What motivates you on days when things aren’t going as planned?

I think about the long-term vision.  Building Cal AI, you’re not building just one app; you’re building the way people understand nutrition and health through AI. That bigger mission helps me stay on point when things get stressful. Also, I’m motivated by the user growth and feedback, because it’s a reminder that real people are relying on what we’re building.

Moreover, one of my biggest motivations was my parents, who supported me throughout the journey. They have been so proud of everything that has been happening with Cal AI. In fact, my mom personally uses this app herself, which makes the entire experience even more meaningful to me.

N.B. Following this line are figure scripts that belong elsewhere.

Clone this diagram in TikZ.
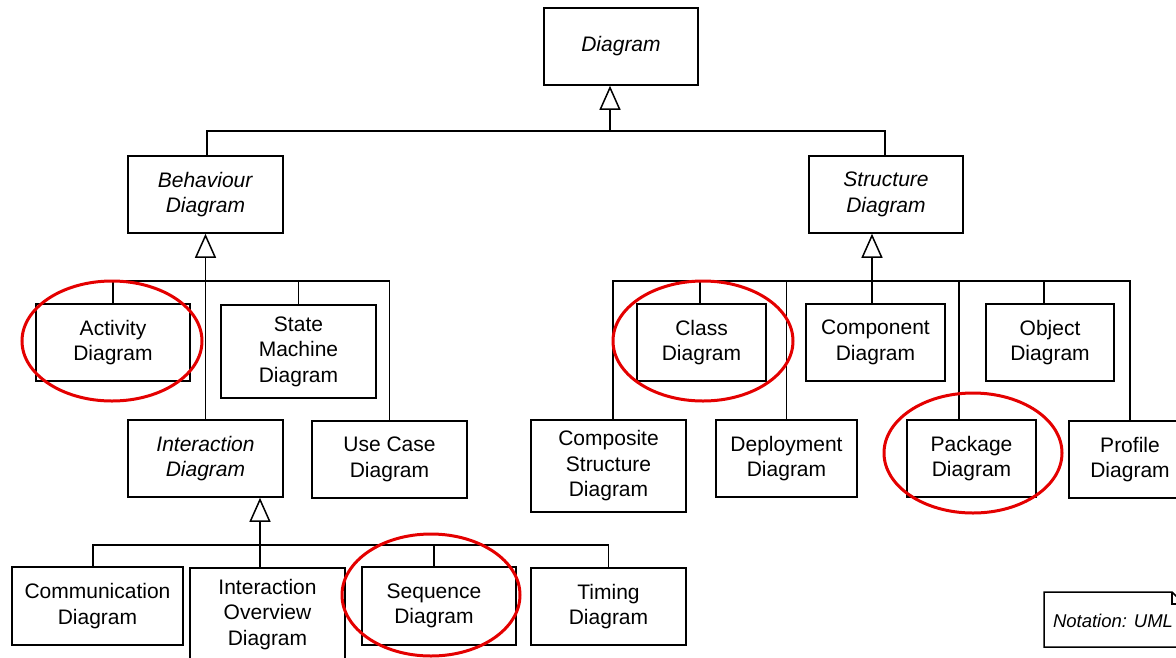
\documentclass[tikz,border=0pt]{standalone}
\usepackage{fontspec}
\setmainfont{Liberation Sans}
\usetikzlibrary{arrows.meta}
\definecolor{ringred}{RGB}{228,0,0}
\begin{document}
\begin{tikzpicture}[x=1pt,y=-1pt,
  line width=1.5pt,
  umlbox/.style={draw, align=center, inner sep=0pt, font=\fontsize{21}{25.5}\selectfont},
  gen/.style={-{Triangle[open,length=24pt,width=21pt]}},
  ring/.style={draw=ringred, line width=3pt},
]
\useasboundingbox (0,0) rectangle (1176,657);
\clip (0,0) rectangle (1176,657);

% root
\node[umlbox, minimum width=154pt, minimum height=77pt] (diag) at (621,46.5) {\textit{Diagram}};

% second level
\node[umlbox, minimum width=155pt, minimum height=77pt] (behav) at (205.5,194.5) {\textit{Behaviour}\\\textit{Diagram}};
\node[umlbox, minimum width=154pt, minimum height=77pt] (struct) at (886,194.5) {\textit{Structure}\\\textit{Diagram}};

% behaviour diagrams
\node[umlbox, minimum width=154pt, minimum height=77pt] (act) at (113,342.5) {Activity\\Diagram};
\node[umlbox, minimum width=155pt, minimum height=93pt] (state) at (298.5,351.5) {State\\Machine\\Diagram};
\node[umlbox, minimum width=155pt, minimum height=77pt] (inter) at (205.5,458.5) {\textit{Interaction}\\\textit{Diagram}};
\node[umlbox, minimum width=155pt, minimum height=77pt] (usecase) at (389.5,459.5) {Use Case\\Diagram};

% interaction diagrams
\node[umlbox, minimum width=171pt, minimum height=78pt] (comm) at (97.5,606) {Communication\\Diagram};
\node[umlbox, minimum width=155pt, minimum height=93pt] (overview) at (267.5,614.5) {Interaction\\Overview\\Diagram};
\node[umlbox, minimum width=154pt, minimum height=78pt] (seq) at (439,606) {Sequence\hspace*{10pt}\\Diagram\hspace*{10pt}};
\node[umlbox, minimum width=155pt, minimum height=77pt] (timing) at (608.5,606.5) {Timing\\Diagram};

% structure diagrams
\node[umlbox, minimum width=129pt, minimum height=77pt] (class) at (701.5,342.5) {Class\\Diagram};
\node[umlbox, minimum width=139pt, minimum height=77pt] (comp) at (875.5,342.5) {Component\\Diagram};
\node[umlbox, minimum width=128pt, minimum height=77pt] (obj) at (1050,342.5) {Object\\Diagram};
\node[umlbox, minimum width=155pt, minimum height=92pt] (composite) at (608.5,466) {Composite\\Structure\\Diagram};
\node[umlbox, minimum width=141pt, minimum height=77pt] (deploy) at (786.5,458.5) {Deployment\\Diagram};
\node[umlbox, minimum width=129pt, minimum height=77pt] (pkg) at (971.5,458.5) {Package\\Diagram};
\node[umlbox, minimum width=122pt, minimum height=77pt] (profile) at (1130,459.5) {Profile\\Diagram};

% junction points of the generalization trees
\coordinate (topbar) at (610,131);
\coordinate (bbar) at (205.5,281);
\coordinate (ibar) at (260,545);
\coordinate (itrunk) at (260,568);
\coordinate (sbar) at (872,281);
\coordinate (strunk) at (872,304);

% Diagram <- Behaviour, Structure
\draw[gen] (topbar) -- (diag.south -| topbar);
\draw ([xshift=1.5pt]behav.north) |- (topbar) -| ([xshift=-1pt]struct.north);

% Behaviour <- Activity, State Machine, Interaction, Use Case
\draw[gen] (inter.north) -- (behav.south);
\draw (act.north) |- (usecase.north |- bbar) -- (usecase.north);
\draw (state.north) -- (state.north |- bbar);

% Interaction <- Communication, Overview, Sequence, Timing
\draw[gen] (itrunk) -- (itrunk |- inter.south);
\draw ([xshift=-4.5pt]comm.north) |- (timing.north |- ibar) -- (timing.north);
\draw ([xshift=-5pt]seq.north) -- ([xshift=-5pt]seq.north |- ibar);

% Structure <- Class, Component, Object, Composite, Deployment, Package, Profile
\draw[gen] (strunk) -- (strunk |- struct.south);
\draw ([xshift=4.5pt]composite.north) |- (profile.north |- sbar) -- (profile.north);
\draw ([xshift=-1.5pt]class.north) -- ([xshift=-1.5pt]class.north |- sbar);
\draw ([xshift=-6pt]obj.north) -- ([xshift=-6pt]obj.north |- sbar);
\draw (deploy.north) -- (deploy.north |- sbar);
\draw ([xshift=-12.5pt]pkg.north) -- ([xshift=-12.5pt]pkg.north |- sbar);

% notation note with folded corner
\draw (1044,592) -- (1172,592) -- (1184,604) -- (1184,647) -- (1044,647) -- cycle;
\draw (1172,592) -- (1172,604) -- (1184,604);
\node[font=\fontsize{18.5}{22}\selectfont\itshape, anchor=center] (note) at (1113,621) {Notation: UML};

% highlight rings
\draw[ring] (112,341) ellipse [x radius=90pt, y radius=60pt];
\draw[ring] (703,341) ellipse [x radius=90pt, y radius=60pt];
\draw[ring] (973,453) ellipse [x radius=89pt, y radius=60pt];
\draw[ring] (431,595) ellipse [x radius=89pt, y radius=61pt];
\end{tikzpicture}
\end{document}
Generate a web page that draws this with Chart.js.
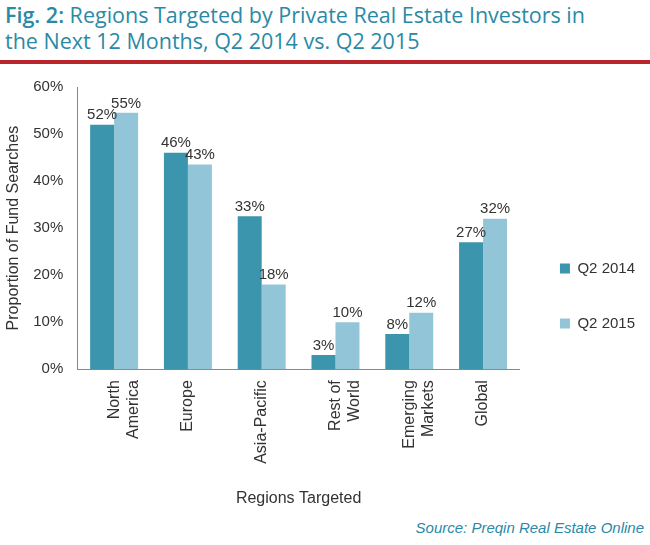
<!DOCTYPE html>
<html><head>
<script src="https://cdn.jsdelivr.net/npm/chart.js@4"></script>
<style>
body{margin:0;width:650px;height:545px;background:#fff;font-family:"Century Gothic","DejaVu Sans",sans-serif;overflow:hidden}
#title{position:absolute;left:5px;top:2px;font-size:21.5px;line-height:26px;color:#2a8aa6;font-family:"Open Sans",sans-serif}
#title b{font-weight:600}
#rule{position:absolute;left:0;top:60px;width:650px;height:4px;background:#b8262b}
#wrap{position:absolute;left:0;top:72px;width:650px;height:440px}
#src{position:absolute;right:6px;top:519px;font-style:italic;color:#2a8aa6;font-size:15px;font-family:"Liberation Sans",sans-serif}
</style></head><body>
<div id="title"><b>Fig. 2:</b> Regions Targeted by Private Real Estate Investors in<br>the Next 12 Months, Q2 2014 vs. Q2 2015</div>
<div id="rule"></div>
<div id="wrap"><canvas id="c"></canvas></div>
<div id="src">Source: Preqin Real Estate Online</div>
<script>
const categories = [['North','America'], 'Europe', 'Asia-Pacific', ['Rest of','World'], ['Emerging','Markets'], 'Global'];
const q2014 = [52, 46, 32.5, 3, 7.5, 27];
const q2015 = [54.5, 43.5, 18, 10, 12, 32];
const labels2014 = ['52%', '46%', '33%', '3%', '8%', '27%'];
const labels2015 = ['55%', '43%', '18%', '10%', '12%', '32%'];

const barLabels = {
  id: 'barLabels',
  afterDatasetsDraw(chart) {
    const ctx = chart.ctx;
    ctx.save();
    ctx.font = '15px "Liberation Sans", sans-serif';
    ctx.fillStyle = '#333';
    ctx.textAlign = 'center';
    ctx.textBaseline = 'bottom';
    [labels2014, labels2015].forEach((txt, di) => {
      chart.getDatasetMeta(di).data.forEach((bar, i) => {
        ctx.fillText(txt[i], bar.x, bar.y - 2);
      });
    });
    ctx.restore();
  }
};

new Chart(document.getElementById('c'), {
  type: 'bar',
  data: {
    labels: categories,
    datasets: [
      { label: 'Q2 2014', data: q2014, backgroundColor: '#3a95ad' },
      { label: 'Q2 2015', data: q2015, backgroundColor: '#93c5d8' }
    ]
  },
  options: {
    responsive: true,
    maintainAspectRatio: false,
    animation: false,
    datasets: { bar: { categoryPercentage: 0.65, barPercentage: 1 } },
    layout: { padding: { left: 0, right: 5, top: 8 } },
    plugins: {
      legend: {
        position: 'right',
        labels: { boxWidth: 10, boxHeight: 10, padding: 40, color: '#333', font: { size: 15, family: '"Liberation Sans", sans-serif' } }
      },
      tooltip: { enabled: false }
    },
    scales: {
      x: {
        grid: { display: false },
        border: { color: '#888' },
        ticks: { minRotation: 90, maxRotation: 90, color: '#333', font: { size: 16, family: '"Liberation Sans", sans-serif' } },
        title: { display: true, text: 'Regions Targeted', color: '#333', font: { size: 16, family: '"Liberation Sans", sans-serif' }, padding: { top: 22 } }
      },
      y: {
        min: 0, max: 60,
        ticks: { stepSize: 10, callback: v => v + '%', color: '#333', padding: 6, font: { size: 15, family: '"Liberation Sans", sans-serif' } },
        grid: { display: false },
        border: { color: '#888' },
        title: { display: true, text: 'Proportion of Fund Searches', color: '#333', font: { size: 16, family: '"Liberation Sans", sans-serif' } }
      }
    }
  },
  plugins: [barLabels]
});
</script>
</body></html>
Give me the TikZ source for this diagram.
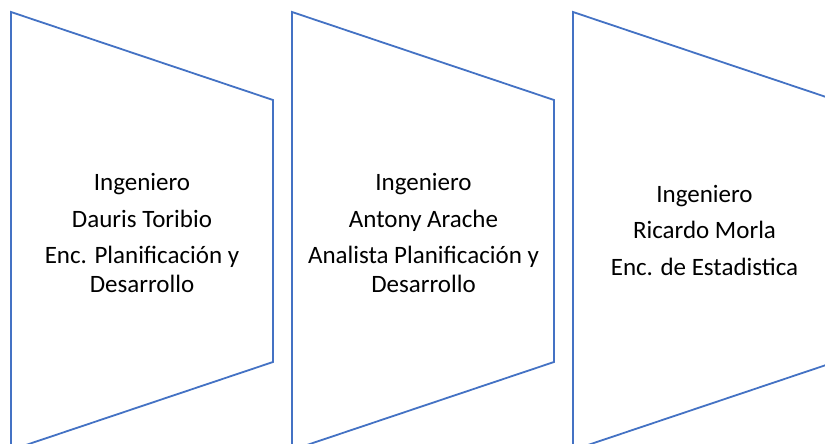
\documentclass[tikz,border=0pt]{standalone}
\usepackage{fontspec}
\setmainfont{Carlito}
\definecolor{shapeblue}{HTML}{4472C4}
\tikzset{
  chevron/.style={draw=shapeblue, line width=1.8pt, line join=miter},
  label/.style={align=center, text=black, font=\fontsize{25}{28.5}\selectfont, inner sep=0pt}
}
\begin{document}
\begin{tikzpicture}[x=1pt,y=-1pt]
\useasboundingbox (0,0) rectangle (825,444);
\clip (0,0) rectangle (825,444);
\fill[white] (0,0) rectangle (825,444);
\foreach \i/\x in {1/11, 2/292, 3/573} {
  \coordinate (tl\i) at (\x,12);
  \coordinate (tr\i) at (\x+262,100);
  \coordinate (br\i) at (\x+262,362);
  \coordinate (bl\i) at (\x,450);
  \draw[chevron] (bl\i) -- (tl\i) -- (tr\i) -- (br\i) -- (bl\i);
}
\node[label] (t1) at (142,233) {Ingeniero\\[8pt]Dauris Toribio\\[8pt]Enc. Planificación y\\Desarrollo};
\node[label] (t2) at (423.5,233) {Ingeniero\\[8pt]Antony Arache\\[8pt]Analista Planificación y\\Desarrollo};
\node[label] (t3) at (704.5,230) {Ingeniero\\[8pt]Ricardo Morla\\[8pt]Enc. de Estadistica};
\end{tikzpicture}
\end{document}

What excites you the most about the future of your industry?

The most exciting thing for me is how AI will change personal health tracking. Today, people still have to log food manually or guess calories. In the future, I think AI will make this fully automatic and much more accurate. Such a change could transform the way millions of people approach health, fitness, and diet in their day-to-day lives.

How do you see your generation changing the broader startup ecosystem in the next 5-10 years?

I think my generation, Gen Z, is a lot more comfortable building fast and publicly. We don’t have to wait years to build companies. We experiment with ideas quickly and leverage AI and social media to grow faster and pivot quickly, leading to success stories of Gen Z startups across the world.  This will make startups more global, faster-moving, and more experimental than ever before.

What advice would you give to new entrepreneurs for building a successful business?

My advice is simple: just get started. Most people wait until their idea is perfect. But in reality, you learn everything by designing and getting feedback from real users. Focus on solving a real problem, ship fast, and iterate on what people actually want, not what you think they want. This way, you will surely be able to build a successful business.